Sweden Puts Ex-envoy On Trial Over China Dissident Negotiations
Swedish prosecutors argued Friday that the country's former ambassador to China overstepped her role and risked national security by trying to negotiate the release of a dissident, as the first day of her trial concluded.
Anna Lindstedt faces up to two years in prison if she is convicted of brokering an unauthorised meeting in January last year when she was ambassador.
She has been charged with "arbitrariness during negotiations with a foreign power".
Lindstedt was trying to secure the freedom of Chinese-born Swedish citizen Gui Minhai, who published gossipy titles about Chinese political leaders in a Hong Kong book shop. He has been in jail in China almost continuously since 2015.
Prosecutor Henrik Olin told the court Lindstedt had "acted outside the bounds of the mandate she had for the consular case".
He said the crime had endangered Sweden's peaceful relations with China.
But defence lawyer Conny Cedermark told the court his client denied the charges.
"She's been looking forward to the trial and she is looking forward, when this trial is over, to being acquitted," Cedermark told AFP after the first day of proceedings wound up.
Gui disappeared while on holiday in Thailand in 2015 before resurfacing in mainland China, where he was put in jail.
A few months after his October 2017 release he was again arrested, this time while he was on a train to Beijing with Swedish diplomats.
In February this year, he was given 10 years in jail on charges of illegally providing intelligence abroad.
Lindstedt helped organise a meeting between Gui's daughter, Angela Gui, and businessmen with ties to Beijing.
Angela Gui wrote in February 2019 on her blog about a "strange experience" where Lindstedt had invited her to Stockholm in January.
During discussions in the lounge of a hotel in the Swedish capital, in the presence of Lindstedt, she was introduced to the businessmen who claimed they could help secure her father's release.
In exchange, Angela Gui said she was told she "needed to be quiet" and to "stop all media engagement", and later described the tone of the meeting as "threatening".
Sweden's intelligence service launched an investigation after reports of the meeting emerged.
The foreign ministry removed Lindstedt from her post but she has stayed on at the ministry without an assignment.
The ministry has meanwhile maintained that it had no prior knowledge of the meeting, saying Lindstedt acted of her own accord.
Her lawyer is expected to argue that she did inform her superiors of her actions.
Fellow diplomats have meanwhile rallied to Lindstedt's defence, with 21 former envoys writing in a February opinion piece in newspaper Dagens Nyheter that she had acted well within her rights and role as an ambassador.
"I don't think that the ambassador has committed a crime, absolutely not. She tried to do what she should do as a Swedish ambassador -- to solve a complicated consular case between Sweden and China," Sven Hirdman, a former ambassador to Russia and Israel who attended Friday's proceedings, told AFP.

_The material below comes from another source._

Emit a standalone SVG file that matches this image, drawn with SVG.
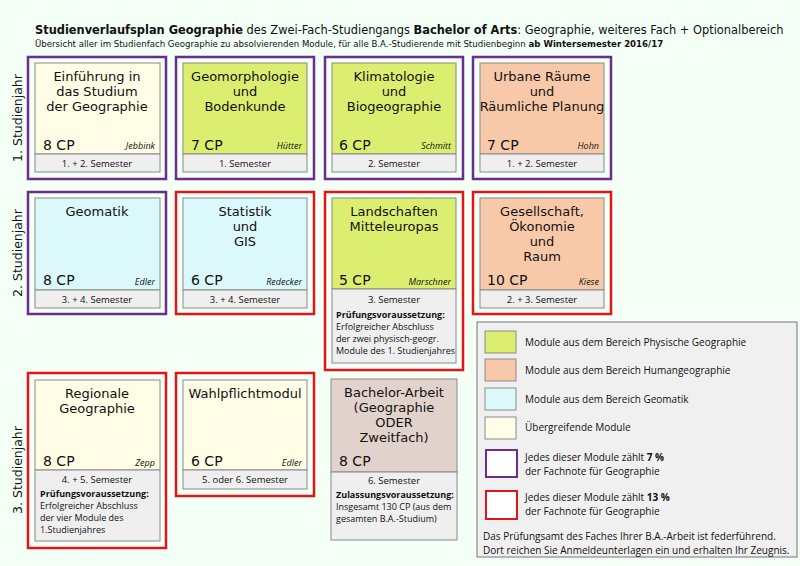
<svg xmlns="http://www.w3.org/2000/svg" width="800" height="566" viewBox="0 0 800 566">
<style>
text{font-family:"DejaVu Sans",sans-serif;fill:#111}
.p{fill:none;stroke:#6a2d90;stroke-width:2.5}
.r{fill:none;stroke:#e0161e;stroke-width:2.5}
.in{stroke:#8a8a8a;stroke-width:1}
.band{fill:#efefef;stroke:#8a8a8a;stroke-width:1}
.phy{fill:#dcee70}.hum{fill:#f8c9a9}.geo{fill:#dbf8fb}.ueb{fill:#fffde6}.ba{fill:#e2d2cc}
.t{font-size:13px;text-anchor:middle}
.cp{font-size:14px}
.n{font-size:9px;font-style:italic;text-anchor:end;font-family:"Open Sans",sans-serif}
.s{font-size:9.5px;text-anchor:middle;font-family:"Open Sans",sans-serif}
.x{font-size:9px;font-family:"Open Sans",sans-serif}
.y{font-size:12.5px;text-anchor:middle}
.lg{font-size:10px;font-family:"Open Sans",sans-serif}
</style>
<rect width="800" height="566" fill="#f4fff6"/>
<text x="35" y="34" font-size="11.4"><tspan font-weight="bold">Studienverlaufsplan Geographie</tspan> des Zwei-Fach-Studiengangs <tspan font-weight="bold">Bachelor of Arts</tspan>: Geographie, weiteres Fach + Optionalbereich</text>
<text x="35" y="47" font-size="8.6">Übersicht aller im Studienfach Geographie zu absolvierenden Module, für alle B.A.-Studierende mit Studienbeginn <tspan font-weight="bold">ab Wintersemester 2016/17</tspan></text>
<text class="y" transform="translate(22,118) rotate(-90)">1. Studienjahr</text>
<text class="y" transform="translate(22,253) rotate(-90)">2. Studienjahr</text>
<text class="y" transform="translate(22,470) rotate(-90)">3. Studienjahr</text>

<g id="einfuehrung"><rect class="p" x="28" y="57" width="138" height="122"/><rect class="ueb in" x="35" y="63" width="125" height="91"/><rect class="band" x="35" y="154" width="125" height="18"/>
<text class="t" x="97" y="81">Einführung in</text><text class="t" x="97" y="96">das Studium</text><text class="t" x="97" y="111">der Geographie</text>
<text class="cp" x="43" y="150">8 CP</text><text class="n" x="155" y="149">Jebbink</text><text class="s" x="97" y="167">1. + 2. Semester</text></g>

<g id="geomorphologie"><rect class="p" x="176" y="57" width="138" height="122"/><rect class="phy in" x="183" y="63" width="124" height="91"/><rect class="band" x="183" y="154" width="124" height="18"/>
<text class="t" x="245" y="81">Geomorphologie</text><text class="t" x="245" y="96">und</text><text class="t" x="245" y="111">Bodenkunde</text>
<text class="cp" x="191" y="150">7 CP</text><text class="n" x="302" y="149">Hütter</text><text class="s" x="245" y="167">1. Semester</text></g>

<g id="klimatologie"><rect class="p" x="325" y="57" width="138" height="122"/><rect class="phy in" x="332" y="63" width="124" height="91"/><rect class="band" x="332" y="154" width="124" height="18"/>
<text class="t" x="394" y="81">Klimatologie</text><text class="t" x="394" y="96">und</text><text class="t" x="394" y="111">Biogeographie</text>
<text class="cp" x="339" y="150">6 CP</text><text class="n" x="451" y="149">Schmitt</text><text class="s" x="394" y="167">2. Semester</text></g>

<g id="urbane"><rect class="p" x="473" y="57" width="138" height="122"/><rect class="hum in" x="480" y="63" width="124" height="91"/><rect class="band" x="480" y="154" width="124" height="18"/>
<text class="t" x="542" y="81">Urbane Räume</text><text class="t" x="542" y="96">und</text><text class="t" x="542" y="111">Räumliche Planung</text>
<text class="cp" x="487" y="150">7 CP</text><text class="n" x="599" y="149">Hohn</text><text class="s" x="542" y="167">1. + 2. Semester</text></g>

<g id="geomatik"><rect class="p" x="28" y="192" width="138" height="122"/><rect class="geo in" x="35" y="198" width="125" height="92"/><rect class="band" x="35" y="290" width="125" height="18"/>
<text class="t" x="97" y="216">Geomatik</text>
<text class="cp" x="43" y="285">8 CP</text><text class="n" x="155" y="285">Edler</text><text class="s" x="97" y="303">3. + 4. Semester</text></g>

<g id="statistik"><rect class="r" x="176" y="192" width="138" height="122"/><rect class="geo in" x="183" y="198" width="124" height="92"/><rect class="band" x="183" y="290" width="124" height="18"/>
<text class="t" x="245" y="216">Statistik</text><text class="t" x="245" y="231">und</text><text class="t" x="245" y="246">GIS</text>
<text class="cp" x="191" y="285">6 CP</text><text class="n" x="302" y="285">Redecker</text><text class="s" x="245" y="303">3. + 4. Semester</text></g>

<g id="landschaften"><rect class="r" x="325" y="192" width="138" height="178"/><rect class="phy in" x="332" y="198" width="124" height="91"/><rect class="band" x="332" y="289" width="124" height="74"/>
<text class="t" x="394" y="216">Landschaften</text><text class="t" x="394" y="231">Mitteleuropas</text>
<text class="cp" x="339" y="285">5 CP</text><text class="n" x="451" y="285">Marschner</text><text class="s" x="394" y="303">3. Semester</text>
<text class="x" x="336" y="318" font-weight="bold">Prüfungsvoraussetzung:</text><text class="x" x="336" y="330">Erfolgreicher Abschluss</text><text class="x" x="336" y="342">der zwei physisch-geogr.</text><text class="x" x="336" y="354">Module des 1. Studienjahres</text></g>

<g id="gesellschaft"><rect class="r" x="473" y="192" width="138" height="122"/><rect class="hum in" x="480" y="198" width="124" height="92"/><rect class="band" x="480" y="290" width="124" height="18"/>
<text class="t" x="542" y="216">Gesellschaft,</text><text class="t" x="542" y="231">Ökonomie</text><text class="t" x="542" y="246">und</text><text class="t" x="542" y="261">Raum</text>
<text class="cp" x="487" y="285">10 CP</text><text class="n" x="599" y="285">Kiese</text><text class="s" x="542" y="303">2. + 3. Semester</text></g>

<g id="regionale"><rect class="r" x="28" y="373" width="138" height="175"/><rect class="ueb in" x="35" y="380" width="125" height="90"/><rect class="band" x="35" y="470" width="125" height="71"/>
<text class="t" x="97" y="398">Regionale</text><text class="t" x="97" y="413">Geographie</text>
<text class="cp" x="43" y="466">8 CP</text><text class="n" x="155" y="466">Zepp</text><text class="s" x="97" y="483">4. + 5. Semester</text>
<text class="x" x="40" y="497" font-weight="bold">Prüfungsvoraussetzung:</text><text class="x" x="40" y="509">Erfolgreicher Abschluss</text><text class="x" x="40" y="521">der vier Module des</text><text class="x" x="40" y="533">1.Studienjahres</text></g>

<g id="wahlpflicht"><rect class="r" x="176" y="373" width="138" height="123"/><rect class="ueb in" x="183" y="380" width="124" height="90"/><rect class="band" x="183" y="470" width="124" height="19"/>
<text class="t" x="245" y="398">Wahlpflichtmodul</text>
<text class="cp" x="191" y="466">6 CP</text><text class="n" x="302" y="466">Edler</text><text class="s" x="245" y="483">5. oder 6. Semester</text></g>

<g id="bachelorarbeit"><rect class="ba in" x="331" y="379" width="126" height="93"/><rect class="band" x="331" y="472" width="126" height="68"/>
<text class="t" x="394" y="397">Bachelor-Arbeit</text><text class="t" x="394" y="412">(Geographie</text><text class="t" x="394" y="427">ODER</text><text class="t" x="394" y="442">Zweitfach)</text>
<text class="cp" x="339" y="466">8 CP</text><text class="s" x="394" y="484">6. Semester</text>
<text class="x" x="336" y="498" font-weight="bold">Zulassungsvoraussetzung:</text><text class="x" x="336" y="510">Insgesamt 130 CP (aus dem</text><text class="x" x="336" y="522">gesamten B.A.-Studium)</text></g>

<g id="legende"><rect x="477" y="322" width="320" height="235" fill="#f0f0f0" stroke="#777"/>
<rect class="phy in" x="485" y="331" width="31" height="22"/><text class="lg" x="525" y="346">Module aus dem Bereich Physische Geographie</text>
<rect class="hum in" x="485" y="359" width="31" height="22"/><text class="lg" x="525" y="374">Module aus dem Bereich Humangeographie</text>
<rect class="geo in" x="485" y="388" width="31" height="22"/><text class="lg" x="525" y="403">Module aus dem Bereich Geomatik</text>
<rect class="ueb in" x="485" y="417" width="31" height="22"/><text class="lg" x="525" y="431">Übergreifende Module</text>
<rect x="486" y="450" width="31" height="27" fill="#fff" stroke="#6a2d90" stroke-width="2"/><text class="lg" x="525" y="461">Jedes dieser Module zählt <tspan font-weight="bold">7 %</tspan></text><text class="lg" x="525" y="475">der Fachnote für Geographie</text>
<rect x="486" y="491" width="31" height="28" fill="#fff" stroke="#e0161e" stroke-width="2"/><text class="lg" x="525" y="501">Jedes dieser Module zählt <tspan font-weight="bold">13 %</tspan></text><text class="lg" x="525" y="515">der Fachnote für Geographie</text>
<text class="lg" x="483" y="540">Das Prüfungsamt des Faches Ihrer B.A.-Arbeit ist federführend.</text>
<text class="lg" x="483" y="554">Dort reichen Sie Anmeldeunterlagen ein und erhalten Ihr Zeugnis.</text></g>
</svg>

In court, Olin described the tense relation between Sweden and China in recent years, suggesting her actions could have aggravated an already fraught situation.
Criticism from Swedish officials and commentators over Beijing's treatment of Gui Minhai has been a thorn in the side of China, which insists that the matter is an internal affair.
Olin also referred to several incidents in Sweden that have angered China's embassy.
He noted that at the time of the meeting, Lindstedt had already received a new assignment which she was set to start in March 2019 and had expressed frustration about not having been able to secure Gui's release during her tenure.
The trial is set to conclude by June 22.